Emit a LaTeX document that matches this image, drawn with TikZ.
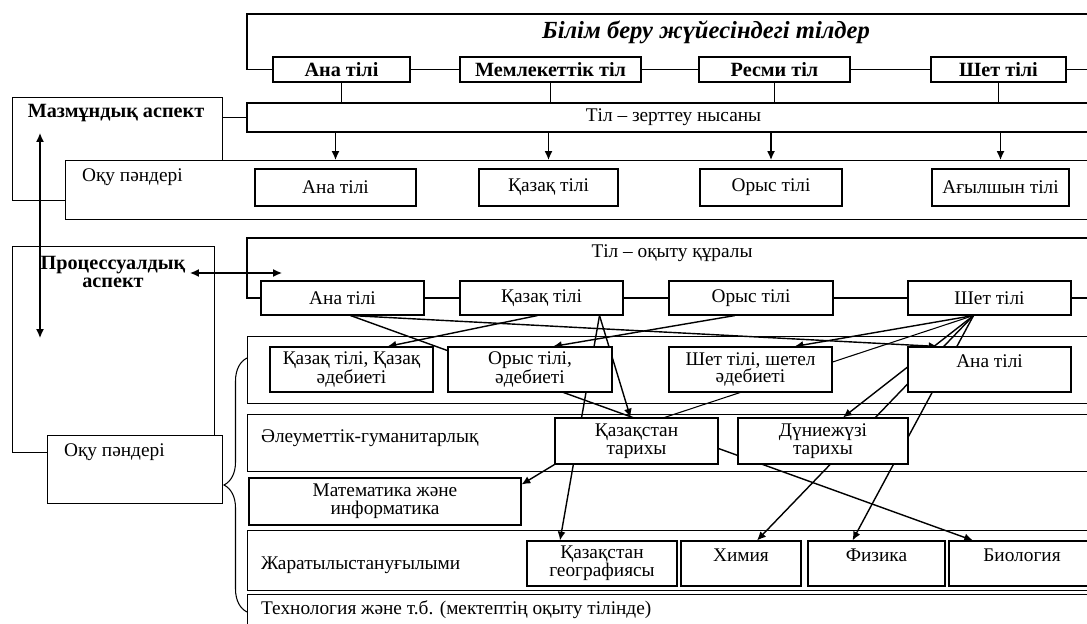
\documentclass[tikz,border=0pt]{standalone}
\usepackage{fontspec}
\setmainfont{Liberation Serif}
\usetikzlibrary{calc, arrows.meta, decorations.pathreplacing}

\pgfdeclarelayer{bands}
\pgfdeclarelayer{links}
\pgfsetlayers{bands,links,main}

\tikzset{
    sz/.style 2 args={minimum width=#1*0.02cm, minimum height=#2*0.02cm},
    txt/.style={inner sep=1pt, font=\fontsize{11}{10}\selectfont},
    box/.style={draw, fill=white, line width=0.6pt, inner sep=1pt, align=center, font=\fontsize{11}{10}\selectfont},
    hbox/.style={box, font=\fontsize{11.5}{10}\selectfont\bfseries},
    frame/.style={draw, fill=white, line width=0.6pt, inner sep=0pt, anchor=north west},
    link/.style={line width=0.6pt},
    arr/.style={line width=0.8pt, -{Latex[length=5pt,width=4.5pt]}},
    darr/.style={line width=0.8pt, {Latex[length=5pt,width=4.5pt]}-{Latex[length=5pt,width=4.5pt]}},
}

\begin{document}
\begin{tikzpicture}[x=0.02cm, y=-0.02cm]
    \useasboundingbox (0,0) rectangle (1087,624);
    \clip (0,0) rectangle (1087,624);

    % Bands
    \begin{pgfonlayer}{bands}
        \node[frame, sz={853}{67}] (langB) at (247,336) {};
        \node[frame, sz={853}{57}] (socB) at (247,414) {};
        \node[frame, sz={853}{60}] (natB) at (247,530) {};
        \node[frame, sz={853}{40}] (techB) at (247,594) {};
    \end{pgfonlayer}

    % Languages in education
    \node[font=\fontsize{14}{14}\selectfont\bfseries\itshape] (title) at (706,32) {Білім беру жүйесіндегі тілдер};
    \node[hbox, sz={137}{25}] (anaT) at (341.5,69.5) {Ана тілі};
    \node[hbox, sz={181}{25}] (memT) at (550.5,69.5) {Мемлекеттік тіл};
    \node[hbox, sz={151}{25}] (resT) at (774.5,69.5) {Ресми тіл};
    \node[hbox, sz={135}{25}] (shetT) at (998.5,69.5) {Шет тілі};
    \node[box, sz={853}{29}] (zert) at (673.5,117.5) {Тіл – зерттеу нысаны};
    \coordinate (topL) at (247,14);

    % Content aspect
    \node[frame, sz={210}{103}] (mazm) at (12,97) {};
    \node[txt, font=\fontsize{11.5}{10}\selectfont\bfseries] (mazmT) at (116,113) {Мазмұндық аспект};
    \node[frame, sz={1035}{59}] (oqu1) at (65,160) {};
    \node[txt, anchor=west] (oqu1T) at (80,177) {Оқу пәндері};
    \node[box, sz={161}{37}] (anaS) at (335.5,187.5) {Ана тілі};
    \node[box, sz={139}{37}] (kazS) at (548.5,187.5) {Қазақ тілі};
    \node[box, sz={142}{37}] (orysS) at (771,187.5) {Орыс тілі};
    \node[box, sz={137}{37}] (agylS) at (1000.5,187.5) {Ағылшын тілі};

    % Process aspect
    \node[frame, sz={202}{206}] (proc) at (12,246) {};
    \node[txt, align=center, font=\fontsize{11.5}{10.5}\selectfont\bfseries] (procT) at (113,272) {Процессуалдық\\аспект};
    \node[frame, sz={175}{68}] (oqu2) at (47,435) {};
    \node[txt, anchor=west] (oqu2T) at (62,452) {Оқу пәндері};
    \node[txt] (oqytT) at (672,253) {Тіл – оқыту құралы};
    \coordinate (midL) at (247,238);
    \node[box, sz={163}{34}] (anaR) at (342.5,298) {Ана тілі};
    \node[box, sz={163}{34}] (kazR) at (541.5,298) {Қазақ тілі};
    \node[box, sz={164}{34}] (orysR) at (751,298) {Орыс тілі};
    \node[box, sz={163}{34}] (shetR) at (989.5,298) {Шет тілі};

    % Subjects
    \node[box, sz={163}{45}] (kzAd) at (351.5,369.5) {Қазақ тілі, Қазақ\\әдебиеті};
    \node[box, sz={164}{45}] (ruAd) at (530,369.5) {Орыс тілі,\\әдебиеті};
    \node[box, sz={163}{45}] (shAd) at (750.5,369.5) {Шет тілі, шетел\\әдебиеті};
    \node[box, sz={163}{45}] (anaL) at (989.5,369.5) {Ана тілі\\\mbox{}};
    \node[txt, anchor=west] (socT) at (259,438) {Әлеуметтік-гуманитарлық};
    \node[box, sz={163}{46}] (kzHist) at (636.5,441) {Қазақстан\\тарихы};
    \node[box, sz={170}{46}] (dzHist) at (823,441) {Дүниежүзі\\тарихы};
    \node[box, sz={272}{47}] (math) at (385,501.5) {Математика және\\информатика};
    \node[txt, anchor=west] (natT) at (259,565) {Жаратылыстануғылыми};
    \node[box, sz={150}{45}] (geo) at (602,563.5) {Қазақстан\\географиясы};
    \node[box, sz={120}{45}] (chem) at (741,563.5) {Химия\\\mbox{}};
    \node[box, sz={137}{45}] (phys) at (876.5,563.5) {Физика\\\mbox{}};
    \node[box, sz={146}{45}] (bio) at (1022,563.5) {Биология\\\mbox{}};
    \node[txt, anchor=west] (techT) at (259,610) {Технология және т.б. (мектептің оқыту тілінде)};

    % Frames and row lines
    \draw[link] (anaT.west) -| (topL) -- (topL -| zert.east);
    \draw[link] (anaT) -- (memT);
    \draw[link] (memT) -- (resT);
    \draw[link] (resT) -- (shetT);
    \draw[link] (shetT.east) -- (shetT.east -| zert.east);
    \draw[link] (anaR.west) -| (midL) -- (midL -| zert.east);
    \draw[link] (anaR) -- (kazR);
    \draw[link] (kazR) -- (orysR);
    \draw[link] (orysR) -- (shetR);
    \draw[link] (shetR.east) -- (shetR.east -| zert.east);
    \draw[link] (zert.west -| mazm.east) -- (zert.west);

    % Study object
    \draw[link] (anaT.south) -- (anaT.south |- zert.north);
    \draw[link] (memT.south) -- (memT.south |- zert.north);
    \draw[link] (resT.south) -- (resT.south |- zert.north);
    \draw[link] (shetT.south) -- (shetT.south |- zert.north);
    \draw[arr] (anaS |- zert.south) -- (anaS |- oqu1.north);
    \draw[arr] (kazS |- zert.south) -- (kazS |- oqu1.north);
    \draw[arr] (orysS |- zert.south) -- (orysS |- oqu1.north);
    \draw[arr] (agylS |- zert.south) -- (agylS |- oqu1.north);

    % Teaching tool
    \begin{pgfonlayer}{links}
        \draw[arr] ($(anaR.south)+(8,0)$) -- ($(bio.north)+(-49,0)$);
        \draw[arr] ($(anaR.south)+(8,0)$) -- ($(anaL.north)+(-52,0)$);
        \draw[arr] ($(kazR.south)+(-4,0)$) -- ($(kzAd.north)+(36,0)$);
        \draw[arr] ($(kazR.south)+(58,0)$) -- ($(kzHist.north)+(-6,0)$);
        \draw[arr] ($(kazR.south)+(58,0)$) -- ($(geo.north)+(-42,0)$);
        \draw[arr] ($(orysR.south)+(-16,0)$) -- ($(ruAd.north)+(23,0)$);
        \draw[link] ($(shetR.south)+(-16,0)$) -- ($(kzHist.north)+(28,0)$);
        \draw[arr] ($(shetR.south)+(-16,0)$) -- ($(shAd.north)+(44,0)$);
        \draw[arr] ($(shetR.south)+(-16,0)$) -- ($(dzHist.north)+(20,0)$);
        \draw[arr] ($(shetR.south)+(-16,0)$) -- ($(chem.north)+(16,0)$);
        \draw[arr] ($(shetR.south)+(-16,0)$) -- ($(phys.north)+(-24,0)$);
    \end{pgfonlayer}
    \draw[arr] (kzHist.south west) -- ($(math.east)+(0,-17)$);

    % Aspect arrows and brace
    \coordinate (vUp) at (40,133);
    \coordinate (vDn) at (40,338);
    \coordinate (hL) at (190,273);
    \coordinate (hR) at (282,273);
    \draw[darr] (vUp) -- (vDn);
    \draw[darr] (hL) -- (hR);
    \draw[link, decorate, decoration={brace, amplitude=0.46cm}] (techB.north west |- 0,612) -- (langB.west |- 0,358);
\end{tikzpicture}
\end{document}
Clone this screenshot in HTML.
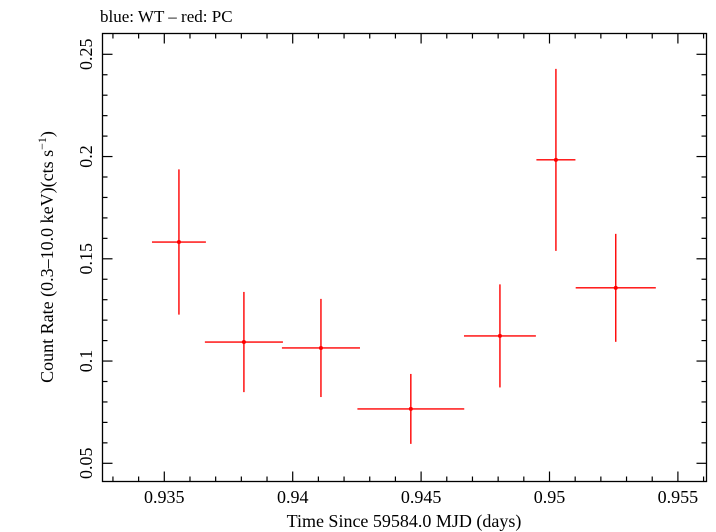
<!DOCTYPE html>
<html><head><meta charset="utf-8"><style>
html,body{margin:0;padding:0;background:#fff;}
svg{display:block;font-family:"Liberation Serif",serif;}
</style></head><body>
<svg id="chart" width="716" height="532">
<text x="100" y="22" font-size="17">blue: WT – red: PC</text>
<rect x="102.5" y="33.5" width="604" height="448" fill="none" stroke="#000" stroke-width="1.3"/>
<g id="ticks"></g>
<g id="marks"></g>
<text x="404" y="527" font-size="18" text-anchor="middle">Time Since 59584.0 MJD (days)</text>
<text transform="translate(53,257) rotate(-90)" font-size="18" text-anchor="middle">Count Rate (0.3–10.0 keV)(cts s<tspan font-size="12" dy="-7">−1</tspan><tspan dy="7">)</tspan></text>
</svg>
<script>
const times=[0.93557,0.93810,0.94110,0.94460,0.94807,0.95025,0.95258];
const timeErr=[0.00105,0.00152,0.00152,0.00208,0.0014,0.00076,0.00156];
const rates=[0.1582,0.1093,0.1064,0.0766,0.1123,0.1984,0.1358];
const rateErr=[0.0355,0.0245,0.024,0.0171,0.0252,0.0445,0.0264];
const xTicks=[0.935,0.94,0.945,0.95,0.955];
const xTickLabels=["0.935","0.94","0.945","0.95","0.955"];
const yTicks=[0.05,0.1,0.15,0.2,0.25];
const yTickLabels=["0.05","0.1","0.15","0.2","0.25"];
const L=102.5,R=706.5,T=33.5,B=481.5;
function xs(v){return 164.3+(v-0.935)*25680;}
function ys(v){return 54.3+(0.25-v)*2045;}
const NS="http://www.w3.org/2000/svg";
function mk(tag,attrs,parent){const e=document.createElementNS(NS,tag);for(const k in attrs)e.setAttribute(k,attrs[k]);parent.appendChild(e);return e;}
const tg=document.getElementById('ticks');
const mg=document.getElementById('marks');
// minor ticks x
for(let i=-2;i<=27;i++){const v=0.933+i*0.001;const x=xs(v);if(x<L+1||x>R-1)continue;
 const major=Math.abs(Math.round(v*200)-v*200)<1e-6;const len=major?10:5;
 const a=mk('line',{x1:x,x2:x,y1:B,y2:B-len,stroke:'#000','stroke-width':1.2},tg);
 
 
 const b=mk('line',{x1:x,x2:x,y1:T,y2:T+len,stroke:'#000','stroke-width':1.2},tg);
 
 }
for(let i=0;i<=30;i++){const v=0.04+i*0.01;const y=ys(v);if(y<T+1||y>B-1)continue;
 const major=Math.abs(Math.round(v*20)-v*20)<1e-6;const len=major?10:5;
 const a=mk('line',{x1:L,x2:L+len,y1:y,y2:y,stroke:'#000','stroke-width':1.2},tg);
 
 
 const b=mk('line',{x1:R,x2:R-len,y1:y,y2:y,stroke:'#000','stroke-width':1.2},tg);
 
 }
xTicks.forEach((v,i)=>{const t=mk('text',{x:xs(v),y:503,'font-size':18,'text-anchor':'middle'},tg);t.textContent=xTickLabels[i];
 
 });
yTicks.forEach((v,i)=>{const t=mk('text',{transform:`translate(92,${ys(v)}) rotate(-90)`,'font-size':18,'text-anchor':'middle'},tg);t.textContent=yTickLabels[i];
 
 });
times.forEach((t,i)=>{const g=mk('g',{},mg);
 
 
 const cx=xs(t),cy=ys(rates[i]);
 mk('line',{x1:xs(t-timeErr[i]),x2:xs(t+timeErr[i]),y1:cy,y2:cy,stroke:'#f00','stroke-width':1.4},g);
 mk('line',{x1:cx,x2:cx,y1:ys(rates[i]+rateErr[i]),y2:ys(rates[i]-rateErr[i]),stroke:'#f00','stroke-width':1.4},g);
 mk('circle',{cx:cx,cy:cy,r:2,fill:'#f00'},g);});
</script>
</body></html>
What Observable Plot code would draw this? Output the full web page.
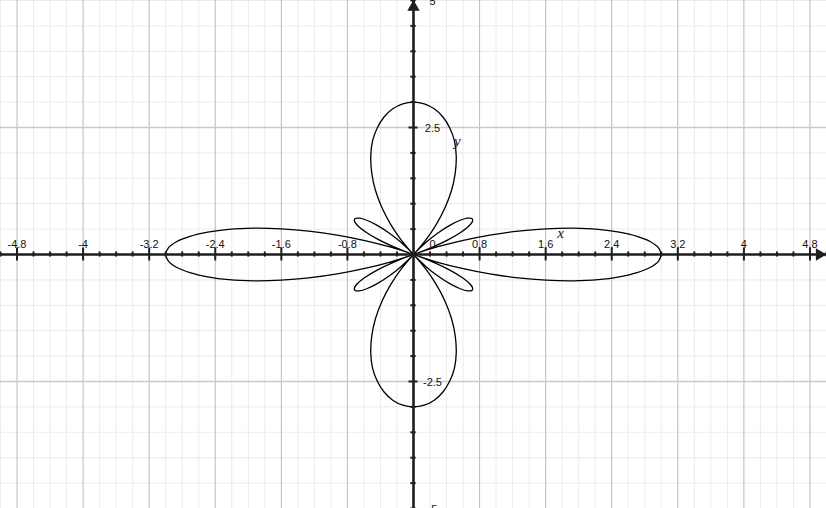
++++++
▶ Goal:
From the entries above, copy out every line where the string "this" appears.

▶ Final answer:
Emit a LaTeX document that matches this image, drawn with TikZ.
Clone this screenshot in HTML.
What Observable Plot code would draw this? Output the full web page.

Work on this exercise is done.